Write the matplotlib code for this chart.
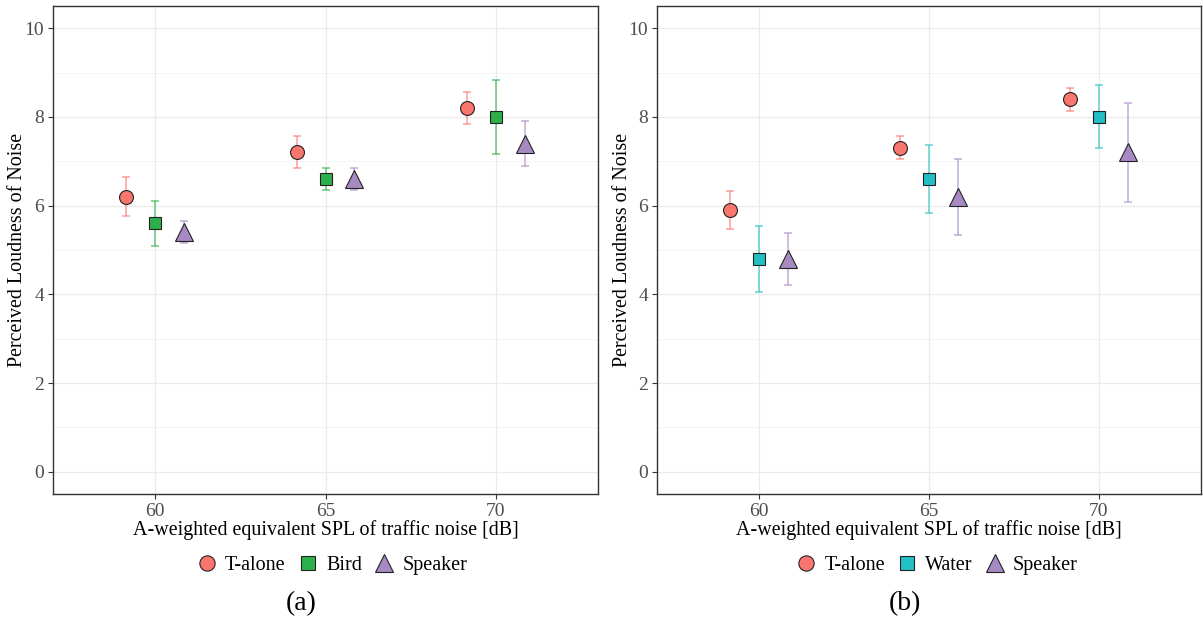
import matplotlib
matplotlib.use("Agg")
import matplotlib.pyplot as plt
from matplotlib.lines import Line2D

plt.rcParams['font.family'] = ['Liberation Serif', 'DejaVu Serif']

spl = [60, 65, 70]
dodge = [-0.85, 0.0, 0.85]

# Panel (a)
a_names = ["T-alone", "Bird", "Speaker"]
a_mean = {"T-alone": [6.2, 7.2, 8.2], "Bird": [5.6, 6.6, 8.0], "Speaker": [5.4, 6.6, 7.4]}
a_err = {"T-alone": [0.44, 0.36, 0.36], "Bird": [0.51, 0.25, 0.84], "Speaker": [0.25, 0.25, 0.51]}

# Panel (b)
b_names = ["T-alone", "Water", "Speaker"]
b_mean = {"T-alone": [5.9, 7.3, 8.4], "Water": [4.8, 6.6, 8.0], "Speaker": [4.8, 6.2, 7.2]}
b_err = {"T-alone": [0.42, 0.26, 0.26], "Water": [0.74, 0.76, 0.71], "Speaker": [0.58, 0.86, 1.11]}

colors = {"T-alone": "#F8766D", "Bird": "#2DB04B", "Water": "#22BFC4", "Speaker": "#A88AC2"}
markers = {"T-alone": "o", "Bird": "s", "Water": "s", "Speaker": "^"}
msizes = {"T-alone": 10, "Bird": 9, "Water": 9, "Speaker": 12.5}

fig = plt.figure(figsize=(12.03, 6.22), dpi=100)
axA = fig.add_axes([53/1203, 1-494/622, 545/1203, 488/622])
axB = fig.add_axes([657/1203, 1-494/622, 544/1203, 488/622])


def draw(ax, names, means, errs, label, lx, ylab_x):
    for i, n in enumerate(names):
        xs = [s + dodge[i] for s in spl]
        ax.errorbar(xs, means[n], yerr=errs[n], fmt='none', ecolor=colors[n],
                    alpha=0.7, elinewidth=1.1, capsize=3, capthick=1.1, zorder=2)
        ax.plot(xs, means[n], linestyle='none', marker=markers[n], markersize=msizes[n],
                markerfacecolor=colors[n], markeredgecolor='#222222', markeredgewidth=0.8, zorder=3)
    ax.set_xlim(57, 73)
    ax.set_ylim(-0.5, 10.5)
    ax.set_xticks(spl)
    ax.set_yticks([0, 2, 4, 6, 8, 10])
    ax.set_yticks([1, 3, 5, 7, 9], minor=True)
    ax.grid(True, which='major', color='#EBEBEB', linewidth=0.9)
    ax.grid(True, which='minor', axis='y', color='#F2F2F2', linewidth=0.6)
    ax.set_axisbelow(True)
    ax.tick_params(axis='both', which='major', labelsize=14, colors='#333333',
                   labelcolor='#4D4D4D', length=3.5, width=0.8, pad=3)
    ax.tick_params(axis='y', which='minor', length=0)
    for sp in ax.spines.values():
        sp.set_color('#333333')
        sp.set_linewidth(1.0)
    ax.set_xlabel("A-weighted equivalent SPL of traffic noise [dB]", fontsize=14.4, labelpad=0)
    ax.set_ylabel("Perceived Loudness of Noise", fontsize=14.4)
    ax.yaxis.set_label_coords(ylab_x, 0.5)
    handles = [Line2D([], [], linestyle='none', marker=markers[n], markersize=msizes[n] + 1 if n != "Speaker" else msizes[n],
                      markerfacecolor=colors[n], markeredgecolor='#222222', markeredgewidth=0.8)
               for n in names]
    fig.legend(handles, names, loc='center', bbox_to_anchor=(lx, 1 - 565/622), ncol=3,
               frameon=False, fontsize=14.5, handletextpad=0.3, columnspacing=0.5,
               handlelength=1.2)
    fig.text(ax.get_position().x0 + 0.5 * ax.get_position().width - 0.02, 1 - 604/622, label,
             ha='center', va='center', fontsize=20)


draw(axA, a_names, a_mean, a_err, "(a)", 331/1203, -0.048)
draw(axB, b_names, b_mean, b_err, "(b)", 936/1203, -0.046)

fig.savefig("out.png", dpi=100)
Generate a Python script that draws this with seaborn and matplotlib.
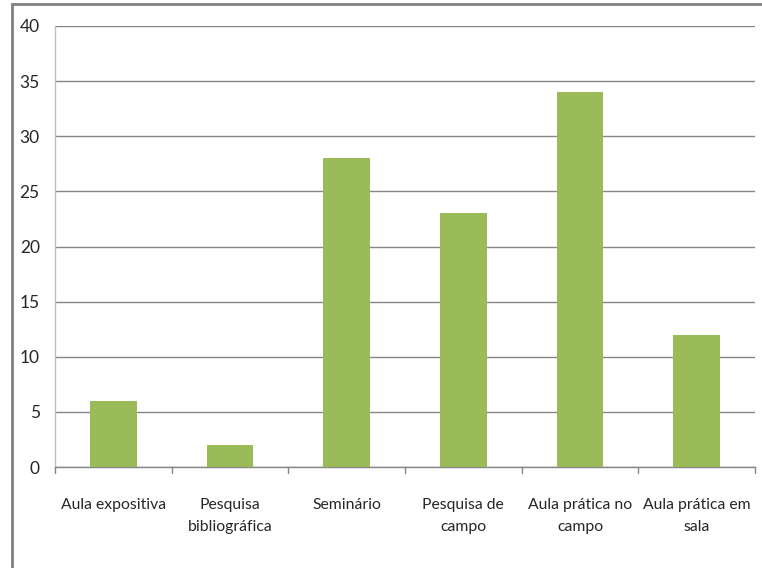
import matplotlib
matplotlib.use("Agg")
import matplotlib.pyplot as plt
from matplotlib.patches import Rectangle
import seaborn as sns
import pandas as pd

categories = ["Aula expositiva", "Pesquisa\nbibliográfica", "Seminário",
              "Pesquisa de\ncampo", "Aula prática no\ncampo", "Aula prática em\nsala"]
values = [6, 2, 28, 23, 34, 12]
y_ticks = [0, 5, 10, 15, 20, 25, 30, 35, 40]

sns.set_theme(style="white")
plt.rcParams["font.family"] = ["Lato", "DejaVu Sans"]

df = pd.DataFrame({"categoria": categories, "valor": values})

fig = plt.figure(figsize=(7.62, 5.68), dpi=100)
ax = fig.add_axes([55 / 762, 1 - 467 / 568, 700 / 762, 441 / 568])

sns.barplot(data=df, x="categoria", y="valor", color="#9BBB59", saturation=1,
            width=0.4, linewidth=0, ax=ax, zorder=3)

ax.set_ylim(0, 40)
ax.set_xlim(-0.5, len(categories) - 0.5)
ax.set_yticks(y_ticks)
ax.set_yticklabels([str(v) for v in y_ticks], fontsize=12.5, color="#262626")
for lbl in ax.get_xticklabels():
    lbl.set_linespacing(1.75)
ax.set_xlabel("")
ax.set_ylabel("")
ax.tick_params(axis="x", length=0, pad=22, labelsize=11.3, labelcolor="#262626")
ax.tick_params(axis="y", length=5, width=1, color="#868686", pad=6)
ax.yaxis.grid(True, color="#868686", linewidth=1, zorder=0)
ax.set_axisbelow(True)

for side in ["top", "right"]:
    ax.spines[side].set_visible(False)
ax.spines["left"].set_color("#BFBFBF")
ax.spines["bottom"].set_color("#868686")
ax.spines["left"].set_linewidth(1)
ax.spines["bottom"].set_linewidth(1)

# category boundary ticks on the bottom axis
for b in [i - 0.5 for i in range(len(categories) + 1)]:
    ax.plot([b, b], [0, -0.5], color="#868686", linewidth=1, clip_on=False, zorder=4)

# chart frame
fig.patches.append(Rectangle((12 / 762, -0.1), 1.2, 1 - 4 / 568 + 0.1,
                             transform=fig.transFigure, fill=False,
                             edgecolor="#808080", linewidth=2))

fig.savefig("out.png", dpi=100)
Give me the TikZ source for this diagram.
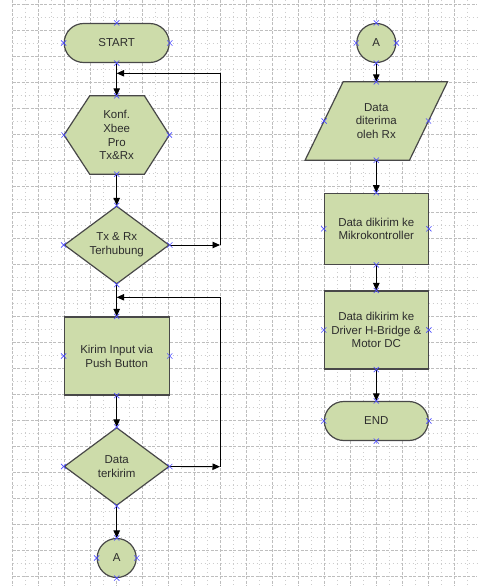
\documentclass[tikz,border=0pt]{standalone}
\usepackage{fontspec}
\setmainfont{Liberation Sans}
\usetikzlibrary{shapes.geometric,arrows.meta}
\definecolor{shapefill}{RGB}{205,220,170}
\definecolor{shapeline}{RGB}{72,72,72}
\definecolor{txt}{RGB}{45,45,45}
\definecolor{cpblue}{RGB}{80,80,255}
\definecolor{gridmaj}{RGB}{190,190,190}
\definecolor{gridmin}{RGB}{205,205,205}
\pgfdeclarelayer{gridlayer}
\pgfdeclarelayer{shapelayer}
\pgfsetlayers{gridlayer,shapelayer,main}
\begin{document}
\begin{tikzpicture}[x=1pt,y=-1pt,
  txtstyle/.style={font=\fontsize{11.5}{13.8}\selectfont, text=txt, align=center, inner sep=0pt},
  outline/.style={line width=1.2pt, draw=shapeline, fill=shapefill},
  process/.style={txtstyle, outline, rectangle, minimum width=104pt},
  terminal/.style={txtstyle, outline, rectangle, rounded corners=19.5pt, minimum width=105pt, minimum height=39pt},
  decision/.style={txtstyle, outline, diamond, aspect=1.346, minimum width=105pt, minimum height=78pt},
  connector/.style={txtstyle, outline, circle, minimum size=39pt},
  plain/.style={txtstyle, rectangle, minimum height=78pt},
  conn/.style={line width=0.9pt, black, -{Triangle[length=7.5pt,width=6.5pt]}},
  majline/.style={gridmaj, line width=0.7pt, dash pattern=on 3pt off 1.5pt},
  minline/.style={gridmin, line width=0.7pt, dash pattern=on 1pt off 3pt},
  cpx/.pic={\draw[cpblue, line width=0.6pt] (-2.6,-2.6) -- (2.6,2.6) (-2.6,2.6) -- (2.6,-2.6);}
]
\useasboundingbox (0,0) rectangle (477,586);
\begin{pgfonlayer}{gridlayer}
  \fill[white] (0,0) rectangle (477,586);
  \foreach \i in {0,...,17} {
    \draw[majline] ({12.7+26*\i},0) -- ({12.7+26*\i},586);
    \draw[minline] ({25.7+26*\i},0) -- ({25.7+26*\i},586);
  }
  \foreach \j in {0,...,22} {
    \draw[majline] (12.7,{4.7+26*\j}) -- (477,{4.7+26*\j});
  }
  \foreach \j in {0,...,21} {
    \draw[minline] (12.7,{17.7+26*\j}) -- (477,{17.7+26*\j});
  }
\end{pgfonlayer}

% left column
\node[terminal] (start) at (116.7,43) {START};
\node[plain, minimum width=105pt] (hex) at (116.7,135) {Konf.\\Xbee\\Pro\\Tx\&Rx};
\node[decision] (dia1) at (116.7,245) {Tx \& Rx\\Terhubung};
\node[process, minimum width=105pt, minimum height=78pt] (rect1) at (116.7,356) {Kirim Input via\\Push Button};
\node[decision] (dia2) at (116.7,466.5) {Data\\terkirim};
\node[connector] (ca1) at (116.7,558) {A};

% right column
\node[connector] (ca2) at (376.3,43) {A};
\node[plain, minimum width=104pt] (para) at (376.3,121) {Data\\diterima\\oleh Rx};
\node[process, minimum height=71pt] (rect2) at (376.3,228.8) {Data dikirim ke\\Mikrokontroller};
\node[process, minimum height=78pt] (rect3) at (376.3,330) {Data dikirim ke\\Driver H-Bridge \&\\Motor DC};
\node[terminal, minimum width=104pt] (end) at (376.3,421) {END};

\begin{pgfonlayer}{shapelayer}
  \draw[outline] (hex.west) -- ([xshift=25.7pt]hex.north west) -- ([xshift=-25pt]hex.north east)
     -- (hex.east) -- ([xshift=-25pt]hex.south east) -- ([xshift=25.7pt]hex.south west) -- cycle;
  \draw[outline] ([xshift=-19pt]para.south west) -- ([xshift=19pt]para.north west)
     -- ([xshift=19pt]para.north east) -- ([xshift=-19pt]para.south east) -- cycle;
\end{pgfonlayer}

% loop coordinates
\coordinate (r1) at (220,245);
\coordinate (j1) at (116.7,73.3);
\coordinate (r2) at (220,466.7);
\coordinate (j2) at (116.7,297.3);

% connectors
\draw[conn] (start.south) -- (hex.north);
\draw[conn] (hex.south) -- (dia1.north);
\draw[conn] (dia1.south) -- (rect1.north);
\draw[conn] (rect1.south) -- (dia2.north);
\draw[conn] (dia2.south) -- (ca1.north);
\draw[conn] (dia1.east) -- (r1);
\draw[conn] (r1) |- (j1);
\draw[conn] (dia2.east) -- (r2);
\draw[conn] (r2) |- (j2);
\draw[conn] (ca2.south) -- (para.north);
\draw[conn] (para.south) -- (rect2.north);
\draw[conn] (rect2.south) -- (rect3.north);
\draw[conn] (rect3.south) -- (end.north);

% connection point markers
\foreach \n in {start,hex,dia1,rect1,dia2,ca1,ca2,para,rect2,rect3,end} {
  \foreach \a in {north,south,east,west} {
    \pic at (\n.\a) {cpx};
  }
}
\end{tikzpicture}
\end{document}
^^^^^^^^^^^^^^^^
*Work to do*
Extract the lines exactly, please: the first line of the listing, the line with "dodge = [-0.85, 0.0, 0.85]", and every line between them, but no pictures.

*Full output*
Write the matplotlib code for this chart.
import matplotlib
matplotlib.use("Agg")
import matplotlib.pyplot as plt
from matplotlib.lines import Line2D

plt.rcParams['font.family'] = ['Liberation Serif', 'DejaVu Serif']

spl = [60, 65, 70]
dodge = [-0.85, 0.0, 0.85]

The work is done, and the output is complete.